I would like to do smth like this:
// filtering elements by their value
arr.where( [](double d){ return d < 0; } )
// filtering elements by their value and position
arr.where( [](double d, int i){ return i%2==0; } )
I down want to write arr.where_i( ... ) - it's ugly.
So i need function/method overloading by lambda-type...
This is my solution:
template<typename F>
auto my_magic_func(F f) -> decltype(f(1))
{
return f(1);
}
template<typename F>
auto my_magic_func(F f, void * fake = NULL) -> decltype(f(2,3))
{
return f(2,3);
}
int main()
{
auto x1 = my_magic_func([](int a){ return a+100; });
auto x2 = my_magic_func([](int a, int b){ return a*b; });
// x1 == 1+100
// x2 == 2*3
}
Is it SFINAE solution?
What can you suggest me?
Maybe something variadic:
#include <utility>
template <typename F, typename ...Args>
decltype(f(std::declval<Args>()...) my_magic_func(F f, Args &&... args)
{
return f(std::forward<Args>(args)...);
}
Edit: You can also use typename std::result_of<F(Args...)>::type for the return type, which does the same thing.

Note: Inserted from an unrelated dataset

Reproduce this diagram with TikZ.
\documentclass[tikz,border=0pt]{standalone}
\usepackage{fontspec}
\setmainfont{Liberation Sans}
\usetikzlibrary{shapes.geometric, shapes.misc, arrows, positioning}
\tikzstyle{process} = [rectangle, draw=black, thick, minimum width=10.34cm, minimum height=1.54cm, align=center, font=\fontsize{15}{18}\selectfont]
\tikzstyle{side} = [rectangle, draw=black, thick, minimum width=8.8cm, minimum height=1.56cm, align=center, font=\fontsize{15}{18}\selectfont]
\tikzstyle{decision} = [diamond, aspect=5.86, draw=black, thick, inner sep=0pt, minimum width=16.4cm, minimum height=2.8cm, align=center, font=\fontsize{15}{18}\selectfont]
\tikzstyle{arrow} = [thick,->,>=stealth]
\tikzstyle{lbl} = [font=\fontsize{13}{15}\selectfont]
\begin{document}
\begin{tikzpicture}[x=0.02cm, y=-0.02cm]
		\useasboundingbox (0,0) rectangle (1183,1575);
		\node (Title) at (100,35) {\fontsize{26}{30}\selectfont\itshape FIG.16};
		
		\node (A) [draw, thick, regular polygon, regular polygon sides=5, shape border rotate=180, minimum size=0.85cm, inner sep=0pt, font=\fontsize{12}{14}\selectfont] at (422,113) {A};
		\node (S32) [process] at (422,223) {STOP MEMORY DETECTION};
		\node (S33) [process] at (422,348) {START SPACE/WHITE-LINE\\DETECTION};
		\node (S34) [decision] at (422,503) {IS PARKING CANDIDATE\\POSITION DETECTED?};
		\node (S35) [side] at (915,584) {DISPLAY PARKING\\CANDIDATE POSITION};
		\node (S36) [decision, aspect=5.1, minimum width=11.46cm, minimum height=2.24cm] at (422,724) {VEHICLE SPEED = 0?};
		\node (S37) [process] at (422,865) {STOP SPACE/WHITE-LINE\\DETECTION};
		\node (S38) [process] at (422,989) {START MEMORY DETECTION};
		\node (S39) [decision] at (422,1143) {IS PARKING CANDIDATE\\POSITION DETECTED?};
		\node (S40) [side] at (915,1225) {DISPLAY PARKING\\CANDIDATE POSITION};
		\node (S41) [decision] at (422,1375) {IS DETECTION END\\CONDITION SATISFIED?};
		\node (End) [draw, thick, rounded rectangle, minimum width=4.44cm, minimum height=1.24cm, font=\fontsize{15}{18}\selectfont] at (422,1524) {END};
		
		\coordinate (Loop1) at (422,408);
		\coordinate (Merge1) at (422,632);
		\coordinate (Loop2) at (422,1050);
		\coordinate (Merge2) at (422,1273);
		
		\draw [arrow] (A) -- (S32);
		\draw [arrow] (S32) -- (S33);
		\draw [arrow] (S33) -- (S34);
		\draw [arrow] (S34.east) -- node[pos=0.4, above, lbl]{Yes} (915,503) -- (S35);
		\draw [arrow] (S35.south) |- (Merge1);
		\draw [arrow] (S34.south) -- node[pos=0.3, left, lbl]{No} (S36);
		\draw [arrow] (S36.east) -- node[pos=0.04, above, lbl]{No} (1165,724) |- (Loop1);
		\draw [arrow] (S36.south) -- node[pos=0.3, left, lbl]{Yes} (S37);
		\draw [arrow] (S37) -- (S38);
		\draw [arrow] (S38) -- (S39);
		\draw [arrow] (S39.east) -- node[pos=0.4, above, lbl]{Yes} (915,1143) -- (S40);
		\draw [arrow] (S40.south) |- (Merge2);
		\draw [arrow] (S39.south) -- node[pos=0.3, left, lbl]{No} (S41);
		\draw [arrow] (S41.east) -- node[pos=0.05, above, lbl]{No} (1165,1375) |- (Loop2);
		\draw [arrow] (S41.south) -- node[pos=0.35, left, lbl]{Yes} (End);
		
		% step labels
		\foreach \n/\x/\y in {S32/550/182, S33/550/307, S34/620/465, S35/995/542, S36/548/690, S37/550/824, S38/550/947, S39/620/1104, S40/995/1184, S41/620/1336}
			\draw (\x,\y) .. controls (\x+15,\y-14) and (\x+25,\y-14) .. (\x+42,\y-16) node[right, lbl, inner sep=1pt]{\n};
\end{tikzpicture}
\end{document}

You certainly want SFINAE in your solution. Generally speaking, the result would look something like:
template<
typename Functor
, typename std::enable_if<
special_test<Functor>::value
, int
>::type = 0
>
return_type
my_magic_func(Functor f);
template<
typename Functor
, typename std::enable_if<
!special_test<Functor>::value
, int
>::type = 0
>
return_type
my_magic_func(Functor f);
such that only one overload would be active at any one time -- all that remains now is carefully crafting that special_test to have the behaviour we want. This is a careful balancing act as you don't want the test to be too specific; otherwise we lose generality. Quite a shame when writing generic code. You haven't given too much information (e.g. are you strictly interested in support for lambdas? monomorphic functors? polymorphic functors?), but I will assume for now that we have access to a value_type alias which would correspond to double in your example.
As such, here's an example condition that will check that a given type is Callable (that's a Standard concept) with signature bool(value_type); i.e. that it's a predicate of sorts:
template<typename Functor, typename ValueType>
struct is_unary_predicate {
typedef char (&accepted)[1];
typedef char (&refused)[2];
void consume(bool);
template<
typename X
, typename Y
, typename = decltype( consume(std::declval<X>()(std::declval<Y>())) )
>
accepted
test(X&&, Y&&);
refused test(...);
static constexpr bool value =
sizeof test(std::declval<Functor>(), std::declval<ValueType>())
== sizeof(accepted);
};
Personally I have an is_callable<F, Signature> trait so that I would only need to write something like template<typename Functor, typename ValueType> using is_unary_predicate = is_callable<Functor, bool(ValueType)>; (and similarly I could have an is_binary_predicate alias instead of letting the second overload of my_magic_func be a catch-all). Perhaps you'd want to use a similar trait for future uses of SFINAE (although it may be somewhat painful to write without variadic templates).